• The exercise: Word for word, print each line of the listing below; pictures stay out.
[START Dataset excerpt]
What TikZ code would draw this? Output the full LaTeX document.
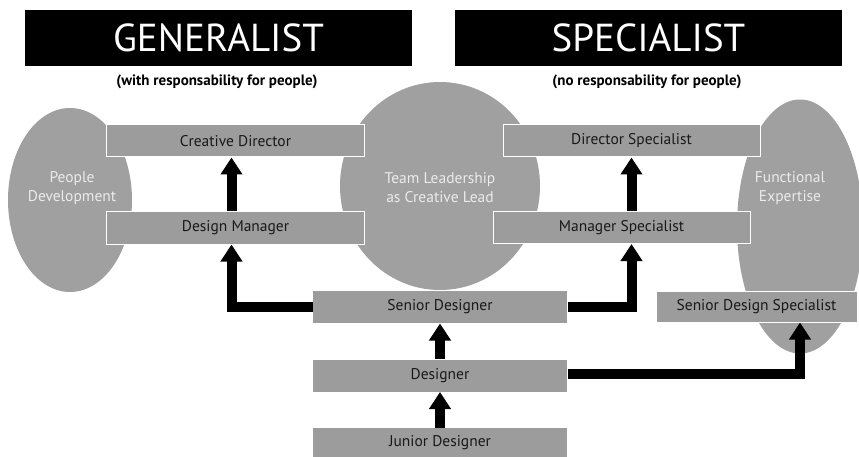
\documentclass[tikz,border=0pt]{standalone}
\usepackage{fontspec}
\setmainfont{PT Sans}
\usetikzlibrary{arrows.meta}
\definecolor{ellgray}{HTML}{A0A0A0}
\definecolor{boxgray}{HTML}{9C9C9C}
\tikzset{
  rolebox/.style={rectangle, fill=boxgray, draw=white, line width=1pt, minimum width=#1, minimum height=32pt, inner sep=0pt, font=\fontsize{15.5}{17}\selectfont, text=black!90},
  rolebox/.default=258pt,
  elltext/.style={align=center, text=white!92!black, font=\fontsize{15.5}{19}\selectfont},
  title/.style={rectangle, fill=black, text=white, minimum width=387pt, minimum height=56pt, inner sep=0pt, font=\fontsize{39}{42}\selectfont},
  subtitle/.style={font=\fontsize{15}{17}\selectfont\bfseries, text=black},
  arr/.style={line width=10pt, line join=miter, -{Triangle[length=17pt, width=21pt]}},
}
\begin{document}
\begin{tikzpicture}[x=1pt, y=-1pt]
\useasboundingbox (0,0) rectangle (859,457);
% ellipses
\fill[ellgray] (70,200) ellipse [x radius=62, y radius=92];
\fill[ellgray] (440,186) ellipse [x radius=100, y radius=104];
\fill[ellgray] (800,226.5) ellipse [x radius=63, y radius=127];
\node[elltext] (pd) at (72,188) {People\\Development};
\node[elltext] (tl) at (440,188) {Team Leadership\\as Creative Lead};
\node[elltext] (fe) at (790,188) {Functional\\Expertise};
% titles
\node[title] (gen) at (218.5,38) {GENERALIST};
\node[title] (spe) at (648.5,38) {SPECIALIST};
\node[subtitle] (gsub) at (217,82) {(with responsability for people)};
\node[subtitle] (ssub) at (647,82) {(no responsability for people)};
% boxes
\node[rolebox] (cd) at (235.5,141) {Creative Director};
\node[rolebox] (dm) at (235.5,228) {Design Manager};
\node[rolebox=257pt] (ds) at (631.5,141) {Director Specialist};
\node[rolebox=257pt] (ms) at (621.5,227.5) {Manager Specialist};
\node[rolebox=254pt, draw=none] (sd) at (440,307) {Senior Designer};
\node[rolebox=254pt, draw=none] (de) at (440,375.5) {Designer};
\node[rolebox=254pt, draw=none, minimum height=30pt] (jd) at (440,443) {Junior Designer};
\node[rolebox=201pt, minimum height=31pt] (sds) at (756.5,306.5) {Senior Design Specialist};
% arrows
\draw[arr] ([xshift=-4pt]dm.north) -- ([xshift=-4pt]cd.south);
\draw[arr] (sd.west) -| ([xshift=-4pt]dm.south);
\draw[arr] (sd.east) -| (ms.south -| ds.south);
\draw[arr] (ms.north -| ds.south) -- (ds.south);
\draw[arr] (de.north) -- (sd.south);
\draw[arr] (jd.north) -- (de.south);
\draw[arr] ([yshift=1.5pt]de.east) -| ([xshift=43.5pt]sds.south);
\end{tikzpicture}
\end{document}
[END Dataset excerpt]
• Written response:
What TikZ code would draw this? Output the full LaTeX document.
\documentclass[tikz,border=0pt]{standalone}
\usepackage{fontspec}
\setmainfont{PT Sans}
\usetikzlibrary{arrows.meta}
\definecolor{ellgray}{HTML}{A0A0A0}
\definecolor{boxgray}{HTML}{9C9C9C}
\tikzset{
  rolebox/.style={rectangle, fill=boxgray, draw=white, line width=1pt, minimum width=#1, minimum height=32pt, inner sep=0pt, font=\fontsize{15.5}{17}\selectfont, text=black!90},
  rolebox/.default=258pt,
  elltext/.style={align=center, text=white!92!black, font=\fontsize{15.5}{19}\selectfont},
  title/.style={rectangle, fill=black, text=white, minimum width=387pt, minimum height=56pt, inner sep=0pt, font=\fontsize{39}{42}\selectfont},
  subtitle/.style={font=\fontsize{15}{17}\selectfont\bfseries, text=black},
  arr/.style={line width=10pt, line join=miter, -{Triangle[length=17pt, width=21pt]}},
}
\begin{document}
\begin{tikzpicture}[x=1pt, y=-1pt]
\useasboundingbox (0,0) rectangle (859,457);
% ellipses
\fill[ellgray] (70,200) ellipse [x radius=62, y radius=92];
\fill[ellgray] (440,186) ellipse [x radius=100, y radius=104];
\fill[ellgray] (800,226.5) ellipse [x radius=63, y radius=127];
\node[elltext] (pd) at (72,188) {People\\Development};
\node[elltext] (tl) at (440,188) {Team Leadership\\as Creative Lead};
\node[elltext] (fe) at (790,188) {Functional\\Expertise};
% titles
\node[title] (gen) at (218.5,38) {GENERALIST};
\node[title] (spe) at (648.5,38) {SPECIALIST};
\node[subtitle] (gsub) at (217,82) {(with responsability for people)};
\node[subtitle] (ssub) at (647,82) {(no responsability for people)};
% boxes
\node[rolebox] (cd) at (235.5,141) {Creative Director};
\node[rolebox] (dm) at (235.5,228) {Design Manager};
\node[rolebox=257pt] (ds) at (631.5,141) {Director Specialist};
\node[rolebox=257pt] (ms) at (621.5,227.5) {Manager Specialist};
\node[rolebox=254pt, draw=none] (sd) at (440,307) {Senior Designer};
\node[rolebox=254pt, draw=none] (de) at (440,375.5) {Designer};
\node[rolebox=254pt, draw=none, minimum height=30pt] (jd) at (440,443) {Junior Designer};
\node[rolebox=201pt, minimum height=31pt] (sds) at (756.5,306.5) {Senior Design Specialist};
% arrows
\draw[arr] ([xshift=-4pt]dm.north) -- ([xshift=-4pt]cd.south);
\draw[arr] (sd.west) -| ([xshift=-4pt]dm.south);
\draw[arr] (sd.east) -| (ms.south -| ds.south);
\draw[arr] (ms.north -| ds.south) -- (ds.south);
\draw[arr] (de.north) -- (sd.south);
\draw[arr] (jd.north) -- (de.south);
\draw[arr] ([yshift=1.5pt]de.east) -| ([xshift=43.5pt]sds.south);
\end{tikzpicture}
\end{document}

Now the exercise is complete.